▶ _Directions_
Your task is to give the listing below back word for word, pictures excluded.

▶ _Supplied information_
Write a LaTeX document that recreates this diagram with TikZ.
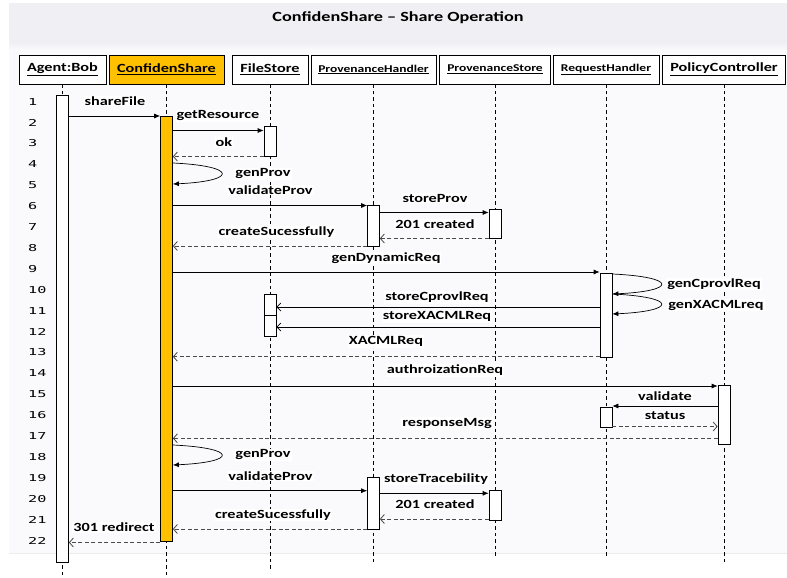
\documentclass[tikz,border=0pt]{standalone}
\usepackage{fontspec}
\setmainfont{Carlito}[FakeStretch=1.3]
\newfontfamily\rowfont{DejaVu Sans Mono}[FakeStretch=1.6]
\usetikzlibrary{arrows.meta,positioning,calc}
\definecolor{panelbg}{HTML}{FAFAFD}
\definecolor{bandbg}{HTML}{EFEFF4}
\definecolor{csorange}{HTML}{FFC000}
\definecolor{retgray}{HTML}{4A4A4A}
\tikzset{
  head/.style={
    draw=black,
    line width=0.8pt,
    fill=white,
    minimum height=29pt,
    inner sep=0pt,
    font=\bfseries\fontsize{12.5}{13}\selectfont
  },
  smallhead/.style={head, font=\bfseries\fontsize{10.4}{11}\selectfont},
  bar/.style={draw=black, line width=0.7pt, fill=white, minimum width=12pt, inner sep=0pt},
  life/.style={draw=black, line width=0.6pt, dash pattern=on 3.5pt off 3pt},
  call/.style={draw=black, line width=0.7pt, -{Latex[length=6pt,width=5pt]}},
  store/.style={draw=black, line width=0.7pt, -{Straight Barb[length=4pt,width=8pt]}},
  ret/.style={draw=retgray, line width=0.8pt, dash pattern=on 4pt off 2.5pt,
    -{Straight Barb[length=4pt,width=9pt]}},
  msglabel/.style={fill=white, inner sep=1pt, font=\bfseries\fontsize{12.5}{13}\selectfont},
  rownum/.style={anchor=west, inner sep=0pt, font=\rowfont\fontsize{9.5}{10}\selectfont},
  title/.style={font=\bfseries\fontsize{14}{15}\selectfont}
}
% activation bar: [style]{name}{x}{top}{bottom}
\newcommand{\actbar}[5][]{
  \node[bar, #1, minimum height={(#5-#4)*1pt}] (#2) at (#3,{(#4+#5)/2}) {};
}
% horizontal message: {style}{from}{to}{y}
\newcommand{\msg}[4]{
  \draw[#1] (#2 |- 0,#4) -- (#3 |- 0,#4);
}
% message to self: {bar}{y from}{y to}
\newcommand{\selfmsg}[3]{
  \draw[call] (#1.east |- 0,#2)
    .. controls ($(#1.east |- 0,#2)+(65,3)$) and ($(#1.east |- 0,#3)+(65,-3)$)
    .. (#1.east |- 0,#3);
}

\begin{document}
\begin{tikzpicture}[x=1pt, y=-1pt]
  \useasboundingbox (0,0) rectangle (787,578);

  % panel
  \fill[panelbg] (9,3) rectangle (787,553);
  \fill[bandbg] (9,3) rectangle (787,42);
  \shade[top color=bandbg, bottom color=panelbg] (9,42) rectangle (787,50);
  \draw[gray!15] (9,553) -- (787,553);
  \node[title] (title) at (398,18) {ConfidenShare – Share Operation};

  % participants
  \node[head, minimum width=87pt] (bob) at (62.5,69.5) {\underline{Agent:Bob}};
  \node[head, minimum width=115pt, fill=csorange] (cs) at (166.5,69.5) {\underline{ConfidenShare}};
  \node[head, minimum width=76pt] (fs) at (270,69.5) {\underline{FileStore}};
  \node[smallhead, minimum width=125pt] (ph) at (373.5,69.5) {\underline{ProvenanceHandler}};
  \node[smallhead, minimum width=111pt] (ps) at (495,69.5) {\underline{ProvenanceStore}};
  \node[smallhead, minimum width=106pt] (rh) at (606,69.5) {\underline{RequestHandler}};
  \node[head, minimum width=123pt] (pc) at (724,69.5) {\underline{PolicyController}};

  % lifelines
  \draw[life] (bob.south) -- (bob.south |- 0,578);
  \draw[life] (cs.south) -- (cs.south |- 0,578);
  \draw[life] (fs.south) -- (fs.south |- 0,569);
  \draw[life] (ph.south) -- (ph.south |- 0,563);
  \draw[life] (ps.south) -- (ps.south |- 0,556);
  \draw[life] (rh.south) -- (rh.south |- 0,556);
  \draw[life] (pc.south) -- (pc.south |- 0,562);

  % step numbers
  \foreach \n in {1,...,22}
    \node[rownum] (row\n) at (28,{101.7+(\n-1)*20.9}) {\n};

  % activations
  \actbar{bob1}{62.5}{95}{562}
  \actbar[fill=csorange]{cs1}{166.5}{116}{541}
  \actbar{fs1}{270}{126}{156.5}
  \actbar{fs2a}{270}{294}{315}
  \actbar{fs2b}{270}{315}{336}
  \actbar{ph1}{373.5}{205}{246}
  \actbar{ph2}{373.5}{477}{529}
  \actbar{ps1}{495}{209}{238.5}
  \actbar{ps2}{495}{490}{520.5}
  \actbar{rh1}{606}{273}{357}
  \actbar{rh2}{606}{407}{427.5}
  \actbar{pc1}{724}{385}{444.5}

  % messages
  \msg{call}{bob1.east}{cs1.west}{116}
  \node[msglabel] (lsharefile) at (115,101) {shareFile};
  \msg{call}{cs1.east}{fs1.west}{130.5}
  \node[msglabel] (lgetres) at (218,116) {getResource};
  \msg{ret}{fs1.west}{cs1.east}{156.5}
  \node[msglabel] (lok) at (224,142) {ok};
  \selfmsg{cs1}{163}{184}
  \node[msglabel] (lgenprov) at (263,174) {genProv};
  \node[msglabel] (lvalprov) at (270.5,190) {validateProv};
  \msg{call}{cs1.east}{ph1.west}{205.5}
  \msg{call}{ph1.east}{ps1.west}{212.5}
  \node[msglabel] (lstoreprov) at (435,198) {storeProv};
  \msg{ret}{ps1.west}{ph1.east}{238.5}
  \node[msglabel] (lcreated) at (435,224) {201 created};
  \msg{ret}{ph1.west}{cs1.east}{246}
  \node[msglabel] (lcreatesucc) at (276.5,232) {createSucessfully};

  \msg{call}{cs1.east}{rh1.west}{272}
  \node[msglabel] (lgendyn) at (386,258) {genDynamicReq};
  \selfmsg{rh1}{274}{294}
  \node[msglabel] (lgencprov) at (714,284) {genCprovlReq};
  \selfmsg{rh1}{294}{314}
  \node[msglabel] (lgenxacml) at (716,305) {genXACMLreq};
  \msg{store}{rh1.west}{fs2a.east}{307}
  \node[msglabel] (lstorecprov) at (437,297.5) {storeCprovlReq};
  \msg{store}{rh1.west}{fs2b.east}{327}
  \node[msglabel] (lstorexacml) at (437,316.5) {storeXACMLReq};
  \msg{ret}{rh1.west}{cs1.east}{356.7}
  \node[msglabel] (lxacmlreq) at (386,341.5) {XACMLReq};

  \msg{call}{cs1.east}{pc1.west}{386}
  \node[msglabel] (lauthreq) at (445,370.5) {authroizationReq};
  \msg{call}{pc1.west}{rh2.east}{406}
  \node[msglabel] (lvalidate) at (665,396) {validate};
  \msg{ret}{rh2.east}{pc1.west}{426.5}
  \node[msglabel] (lstatus) at (665,416) {status};
  \msg{ret}{pc1.west}{cs1.east}{438.3}
  \node[msglabel] (lresponse) at (447,423.5) {responseMsg};

  \selfmsg{cs1}{445}{465}
  \node[msglabel] (lgenprovb) at (263,455) {genProv};
  \node[msglabel] (lvalprovb) at (270.5,476) {validateProv};
  \msg{call}{cs1.east}{ph2.west}{490.7}
  \msg{call}{ph2.east}{ps2.west}{493.3}
  \node[msglabel] (lstoretrace) at (436,479) {storeTracebility};
  \msg{ret}{ps2.west}{ph2.east}{519}
  \node[msglabel] (lcreatedb) at (435,504.5) {201 created};
  \msg{ret}{ph2.west}{cs1.east}{529}
  \node[msglabel] (lcreatesuccb) at (273,515) {createSucessfully};
  \msg{ret}{cs1.west}{bob1.east}{542.5}
  \node[msglabel] (lredirect) at (114,527.5) {301 redirect};

\end{tikzpicture}
\end{document}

▶ _Written reply_
Write a LaTeX document that recreates this diagram with TikZ.
\documentclass[tikz,border=0pt]{standalone}
\usepackage{fontspec}
\setmainfont{Carlito}[FakeStretch=1.3]
\newfontfamily\rowfont{DejaVu Sans Mono}[FakeStretch=1.6]
\usetikzlibrary{arrows.meta,positioning,calc}
\definecolor{panelbg}{HTML}{FAFAFD}
\definecolor{bandbg}{HTML}{EFEFF4}
\definecolor{csorange}{HTML}{FFC000}
\definecolor{retgray}{HTML}{4A4A4A}
\tikzset{
  head/.style={
    draw=black,
    line width=0.8pt,
    fill=white,
    minimum height=29pt,
    inner sep=0pt,
    font=\bfseries\fontsize{12.5}{13}\selectfont
  },
  smallhead/.style={head, font=\bfseries\fontsize{10.4}{11}\selectfont},
  bar/.style={draw=black, line width=0.7pt, fill=white, minimum width=12pt, inner sep=0pt},
  life/.style={draw=black, line width=0.6pt, dash pattern=on 3.5pt off 3pt},
  call/.style={draw=black, line width=0.7pt, -{Latex[length=6pt,width=5pt]}},
  store/.style={draw=black, line width=0.7pt, -{Straight Barb[length=4pt,width=8pt]}},
  ret/.style={draw=retgray, line width=0.8pt, dash pattern=on 4pt off 2.5pt,
    -{Straight Barb[length=4pt,width=9pt]}},
  msglabel/.style={fill=white, inner sep=1pt, font=\bfseries\fontsize{12.5}{13}\selectfont},
  rownum/.style={anchor=west, inner sep=0pt, font=\rowfont\fontsize{9.5}{10}\selectfont},
  title/.style={font=\bfseries\fontsize{14}{15}\selectfont}
}
% activation bar: [style]{name}{x}{top}{bottom}
\newcommand{\actbar}[5][]{
  \node[bar, #1, minimum height={(#5-#4)*1pt}] (#2) at (#3,{(#4+#5)/2}) {};
}
% horizontal message: {style}{from}{to}{y}
\newcommand{\msg}[4]{
  \draw[#1] (#2 |- 0,#4) -- (#3 |- 0,#4);
}
% message to self: {bar}{y from}{y to}
\newcommand{\selfmsg}[3]{
  \draw[call] (#1.east |- 0,#2)
    .. controls ($(#1.east |- 0,#2)+(65,3)$) and ($(#1.east |- 0,#3)+(65,-3)$)
    .. (#1.east |- 0,#3);
}

\begin{document}
\begin{tikzpicture}[x=1pt, y=-1pt]
  \useasboundingbox (0,0) rectangle (787,578);

  % panel
  \fill[panelbg] (9,3) rectangle (787,553);
  \fill[bandbg] (9,3) rectangle (787,42);
  \shade[top color=bandbg, bottom color=panelbg] (9,42) rectangle (787,50);
  \draw[gray!15] (9,553) -- (787,553);
  \node[title] (title) at (398,18) {ConfidenShare – Share Operation};

  % participants
  \node[head, minimum width=87pt] (bob) at (62.5,69.5) {\underline{Agent:Bob}};
  \node[head, minimum width=115pt, fill=csorange] (cs) at (166.5,69.5) {\underline{ConfidenShare}};
  \node[head, minimum width=76pt] (fs) at (270,69.5) {\underline{FileStore}};
  \node[smallhead, minimum width=125pt] (ph) at (373.5,69.5) {\underline{ProvenanceHandler}};
  \node[smallhead, minimum width=111pt] (ps) at (495,69.5) {\underline{ProvenanceStore}};
  \node[smallhead, minimum width=106pt] (rh) at (606,69.5) {\underline{RequestHandler}};
  \node[head, minimum width=123pt] (pc) at (724,69.5) {\underline{PolicyController}};

  % lifelines
  \draw[life] (bob.south) -- (bob.south |- 0,578);
  \draw[life] (cs.south) -- (cs.south |- 0,578);
  \draw[life] (fs.south) -- (fs.south |- 0,569);
  \draw[life] (ph.south) -- (ph.south |- 0,563);
  \draw[life] (ps.south) -- (ps.south |- 0,556);
  \draw[life] (rh.south) -- (rh.south |- 0,556);
  \draw[life] (pc.south) -- (pc.south |- 0,562);

  % step numbers
  \foreach \n in {1,...,22}
    \node[rownum] (row\n) at (28,{101.7+(\n-1)*20.9}) {\n};

  % activations
  \actbar{bob1}{62.5}{95}{562}
  \actbar[fill=csorange]{cs1}{166.5}{116}{541}
  \actbar{fs1}{270}{126}{156.5}
  \actbar{fs2a}{270}{294}{315}
  \actbar{fs2b}{270}{315}{336}
  \actbar{ph1}{373.5}{205}{246}
  \actbar{ph2}{373.5}{477}{529}
  \actbar{ps1}{495}{209}{238.5}
  \actbar{ps2}{495}{490}{520.5}
  \actbar{rh1}{606}{273}{357}
  \actbar{rh2}{606}{407}{427.5}
  \actbar{pc1}{724}{385}{444.5}

  % messages
  \msg{call}{bob1.east}{cs1.west}{116}
  \node[msglabel] (lsharefile) at (115,101) {shareFile};
  \msg{call}{cs1.east}{fs1.west}{130.5}
  \node[msglabel] (lgetres) at (218,116) {getResource};
  \msg{ret}{fs1.west}{cs1.east}{156.5}
  \node[msglabel] (lok) at (224,142) {ok};
  \selfmsg{cs1}{163}{184}
  \node[msglabel] (lgenprov) at (263,174) {genProv};
  \node[msglabel] (lvalprov) at (270.5,190) {validateProv};
  \msg{call}{cs1.east}{ph1.west}{205.5}
  \msg{call}{ph1.east}{ps1.west}{212.5}
  \node[msglabel] (lstoreprov) at (435,198) {storeProv};
  \msg{ret}{ps1.west}{ph1.east}{238.5}
  \node[msglabel] (lcreated) at (435,224) {201 created};
  \msg{ret}{ph1.west}{cs1.east}{246}
  \node[msglabel] (lcreatesucc) at (276.5,232) {createSucessfully};

  \msg{call}{cs1.east}{rh1.west}{272}
  \node[msglabel] (lgendyn) at (386,258) {genDynamicReq};
  \selfmsg{rh1}{274}{294}
  \node[msglabel] (lgencprov) at (714,284) {genCprovlReq};
  \selfmsg{rh1}{294}{314}
  \node[msglabel] (lgenxacml) at (716,305) {genXACMLreq};
  \msg{store}{rh1.west}{fs2a.east}{307}
  \node[msglabel] (lstorecprov) at (437,297.5) {storeCprovlReq};
  \msg{store}{rh1.west}{fs2b.east}{327}
  \node[msglabel] (lstorexacml) at (437,316.5) {storeXACMLReq};
  \msg{ret}{rh1.west}{cs1.east}{356.7}
  \node[msglabel] (lxacmlreq) at (386,341.5) {XACMLReq};

  \msg{call}{cs1.east}{pc1.west}{386}
  \node[msglabel] (lauthreq) at (445,370.5) {authroizationReq};
  \msg{call}{pc1.west}{rh2.east}{406}
  \node[msglabel] (lvalidate) at (665,396) {validate};
  \msg{ret}{rh2.east}{pc1.west}{426.5}
  \node[msglabel] (lstatus) at (665,416) {status};
  \msg{ret}{pc1.west}{cs1.east}{438.3}
  \node[msglabel] (lresponse) at (447,423.5) {responseMsg};

  \selfmsg{cs1}{445}{465}
  \node[msglabel] (lgenprovb) at (263,455) {genProv};
  \node[msglabel] (lvalprovb) at (270.5,476) {validateProv};
  \msg{call}{cs1.east}{ph2.west}{490.7}
  \msg{call}{ph2.east}{ps2.west}{493.3}
  \node[msglabel] (lstoretrace) at (436,479) {storeTracebility};
  \msg{ret}{ps2.west}{ph2.east}{519}
  \node[msglabel] (lcreatedb) at (435,504.5) {201 created};
  \msg{ret}{ph2.west}{cs1.east}{529}
  \node[msglabel] (lcreatesuccb) at (273,515) {createSucessfully};
  \msg{ret}{cs1.west}{bob1.east}{542.5}
  \node[msglabel] (lredirect) at (114,527.5) {301 redirect};

\end{tikzpicture}
\end{document}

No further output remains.